>> begin

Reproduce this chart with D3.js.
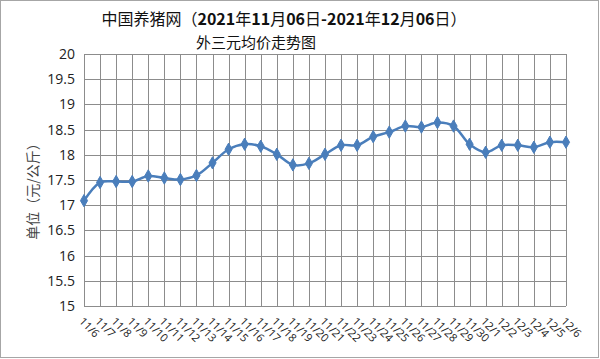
<!DOCTYPE html>
<html><head><meta charset="utf-8">
<script src="https://cdn.jsdelivr.net/npm/d3@7"></script>
<style>body{margin:0;background:#fff}svg{display:block}</style>
</head><body>
<svg id="c" width="600" height="359"></svg>
<script>
const categories = ["11/6","11/7","11/8","11/9","11/10","11/11","11/12","11/13","11/14","11/15","11/16","11/17","11/18","11/19","11/20","11/21","11/22","11/23","11/24","11/25","11/26","11/27","11/28","11/29","11/30","12/1","12/2","12/3","12/4","12/5","12/6"];
const prices = [17.09,17.45,17.47,17.47,17.58,17.54,17.51,17.59,17.84,18.11,18.21,18.17,18.01,17.80,17.83,18.01,18.19,18.19,18.36,18.45,18.57,18.55,18.64,18.57,18.21,18.05,18.19,18.19,18.15,18.25,18.25];
const yTicks = [15,15.5,16,16.5,17,17.5,18,18.5,19,19.5,20];
const titleParts = [["中国养猪网（",false],["2021",true],["年",false],["11",true],["月",false],["06",true],["日",false],["-2021",true],["年",false],["12",true],["月",false],["06",true],["日）",false]];
const titleLine2 = "外三元均价走势图";
const yTitle = "单位（元/公斤）";

const svg = d3.select("#c");
const L = 84, R = 566, T = 54, B = 306;
const x = d3.scalePoint().domain(categories).range([L, R]);
const y = d3.scaleLinear().domain([15, 20]).range([B, T]);

svg.append("rect").attr("x",0.5).attr("y",0.5).attr("width",598).attr("height",357)
  .attr("fill","#fff").attr("stroke","#a6a6a6");

// grid
const g = svg.append("g");
g.selectAll(".hg").data(yTicks).join("line")
  .attr("x1",L).attr("x2",R).attr("y1",d=>Math.round(y(d))+0.5).attr("y2",d=>Math.round(y(d))+0.5)
  .attr("stroke","#8c8c8c").attr("stroke-width",1);
g.selectAll(".vg").data(categories).join("line")
  .attr("x1",d=>Math.round(x(d))+0.5).attr("x2",d=>Math.round(x(d))+0.5).attr("y1",T).attr("y2",B)
  .attr("stroke","#8c8c8c").attr("stroke-width",1);

// y axis
const ya = d3.axisLeft(y).tickValues(yTicks).tickSize(0).tickPadding(9).tickFormat(d3.format("~g"));
svg.append("g").attr("transform",`translate(${L},0)`).call(ya)
  .call(s=>s.select(".domain").remove())
  .selectAll("text").attr("font-family","Open Sans, Liberation Sans, sans-serif").attr("font-size",14).attr("fill","#222");

// x axis labels
const xa = d3.axisBottom(x).tickSize(0).tickPadding(0);
svg.append("g").attr("transform",`translate(0,${B})`).call(xa)
  .call(s=>s.select(".domain").remove())
  .selectAll("text")
  .attr("font-family","Open Sans, Liberation Sans, sans-serif").attr("font-size",11).attr("fill","#222")
  .attr("text-anchor","start").attr("dy",0)
  .attr("transform","translate(-6,16) rotate(45)");

// line
const line = d3.line().x((d,i)=>x(categories[i])).y(d=>y(d)).curve(d3.curveCatmullRom.alpha(0.5));
svg.append("path").datum(prices).attr("d",line).attr("fill","none")
  .attr("stroke","#4a7ebb").attr("stroke-width",2.5);
svg.selectAll(".m").data(prices).join("path")
  .attr("d",d3.symbol(d3.symbolDiamond,44))
  .attr("transform",(d,i)=>`translate(${x(categories[i])},${y(d)})`)
  .attr("fill","#4a7ebb").attr("stroke","#4a7ebb");

// titles
const t1 = svg.append("text").attr("x",284).attr("y",25).attr("text-anchor","middle")
  .attr("font-family","Noto Sans CJK SC, sans-serif").attr("font-size",16).attr("fill","#111");
t1.selectAll("tspan").data(titleParts).join("tspan")
  .attr("font-weight",d=>d[1]?"bold":"normal").text(d=>d[0]);
svg.append("text").attr("x",256).attr("y",48).attr("text-anchor","middle")
  .attr("font-family","Noto Sans CJK SC, sans-serif").attr("font-size",15).attr("fill","#111")
  .text(titleLine2);
svg.append("text").attr("transform","translate(38,188) rotate(-90)").attr("text-anchor","middle")
  .attr("font-family","Noto Sans CJK SC, sans-serif").attr("font-size",14).attr("fill","#444")
  .text(yTitle);
</script>
</body></html>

>> end

__TASK OBJECTIVE__
Keep the pictures out of the copy and write out the data exactly as it stands.

__EXERCISE RESPONSE__
Reproduce this chart with D3.js.
<!DOCTYPE html>
<html><head><meta charset="utf-8">
<script src="https://cdn.jsdelivr.net/npm/d3@7"></script>
<style>body{margin:0;background:#fff}svg{display:block}</style>
</head><body>
<svg id="c" width="600" height="359"></svg>
<script>
const categories = ["11/6","11/7","11/8","11/9","11/10","11/11","11/12","11/13","11/14","11/15","11/16","11/17","11/18","11/19","11/20","11/21","11/22","11/23","11/24","11/25","11/26","11/27","11/28","11/29","11/30","12/1","12/2","12/3","12/4","12/5","12/6"];
const prices = [17.09,17.45,17.47,17.47,17.58,17.54,17.51,17.59,17.84,18.11,18.21,18.17,18.01,17.80,17.83,18.01,18.19,18.19,18.36,18.45,18.57,18.55,18.64,18.57,18.21,18.05,18.19,18.19,18.15,18.25,18.25];
const yTicks = [15,15.5,16,16.5,17,17.5,18,18.5,19,19.5,20];
const titleParts = [["中国养猪网（",false],["2021",true],["年",false],["11",true],["月",false],["06",true],["日",false],["-2021",true],["年",false],["12",true],["月",false],["06",true],["日）",false]];
const titleLine2 = "外三元均价走势图";
const yTitle = "单位（元/公斤）";

const svg = d3.select("#c");
const L = 84, R = 566, T = 54, B = 306;
const x = d3.scalePoint().domain(categories).range([L, R]);
const y = d3.scaleLinear().domain([15, 20]).range([B, T]);

svg.append("rect").attr("x",0.5).attr("y",0.5).attr("width",598).attr("height",357)
  .attr("fill","#fff").attr("stroke","#a6a6a6");

// grid
const g = svg.append("g");
g.selectAll(".hg").data(yTicks).join("line")
  .attr("x1",L).attr("x2",R).attr("y1",d=>Math.round(y(d))+0.5).attr("y2",d=>Math.round(y(d))+0.5)
  .attr("stroke","#8c8c8c").attr("stroke-width",1);
g.selectAll(".vg").data(categories).join("line")
  .attr("x1",d=>Math.round(x(d))+0.5).attr("x2",d=>Math.round(x(d))+0.5).attr("y1",T).attr("y2",B)
  .attr("stroke","#8c8c8c").attr("stroke-width",1);

// y axis
const ya = d3.axisLeft(y).tickValues(yTicks).tickSize(0).tickPadding(9).tickFormat(d3.format("~g"));
svg.append("g").attr("transform",`translate(${L},0)`).call(ya)
  .call(s=>s.select(".domain").remove())
  .selectAll("text").attr("font-family","Open Sans, Liberation Sans, sans-serif").attr("font-size",14).attr("fill","#222");

// x axis labels
const xa = d3.axisBottom(x).tickSize(0).tickPadding(0);
svg.append("g").attr("transform",`translate(0,${B})`).call(xa)
  .call(s=>s.select(".domain").remove())
  .selectAll("text")
  .attr("font-family","Open Sans, Liberation Sans, sans-serif").attr("font-size",11).attr("fill","#222")
  .attr("text-anchor","start").attr("dy",0)
  .attr("transform","translate(-6,16) rotate(45)");

// line
const line = d3.line().x((d,i)=>x(categories[i])).y(d=>y(d)).curve(d3.curveCatmullRom.alpha(0.5));
svg.append("path").datum(prices).attr("d",line).attr("fill","none")
  .attr("stroke","#4a7ebb").attr("stroke-width",2.5);
svg.selectAll(".m").data(prices).join("path")
  .attr("d",d3.symbol(d3.symbolDiamond,44))
  .attr("transform",(d,i)=>`translate(${x(categories[i])},${y(d)})`)
  .attr("fill","#4a7ebb").attr("stroke","#4a7ebb");

// titles
const t1 = svg.append("text").attr("x",284).attr("y",25).attr("text-anchor","middle")
  .attr("font-family","Noto Sans CJK SC, sans-serif").attr("font-size",16).attr("fill","#111");
t1.selectAll("tspan").data(titleParts).join("tspan")
  .attr("font-weight",d=>d[1]?"bold":"normal").text(d=>d[0]);
svg.append("text").attr("x",256).attr("y",48).attr("text-anchor","middle")
  .attr("font-family","Noto Sans CJK SC, sans-serif").attr("font-size",15).attr("fill","#111")
  .text(titleLine2);
svg.append("text").attr("transform","translate(38,188) rotate(-90)").attr("text-anchor","middle")
  .attr("font-family","Noto Sans CJK SC, sans-serif").attr("font-size",14).attr("fill","#444")
  .text(yTitle);
</script>
</body></html>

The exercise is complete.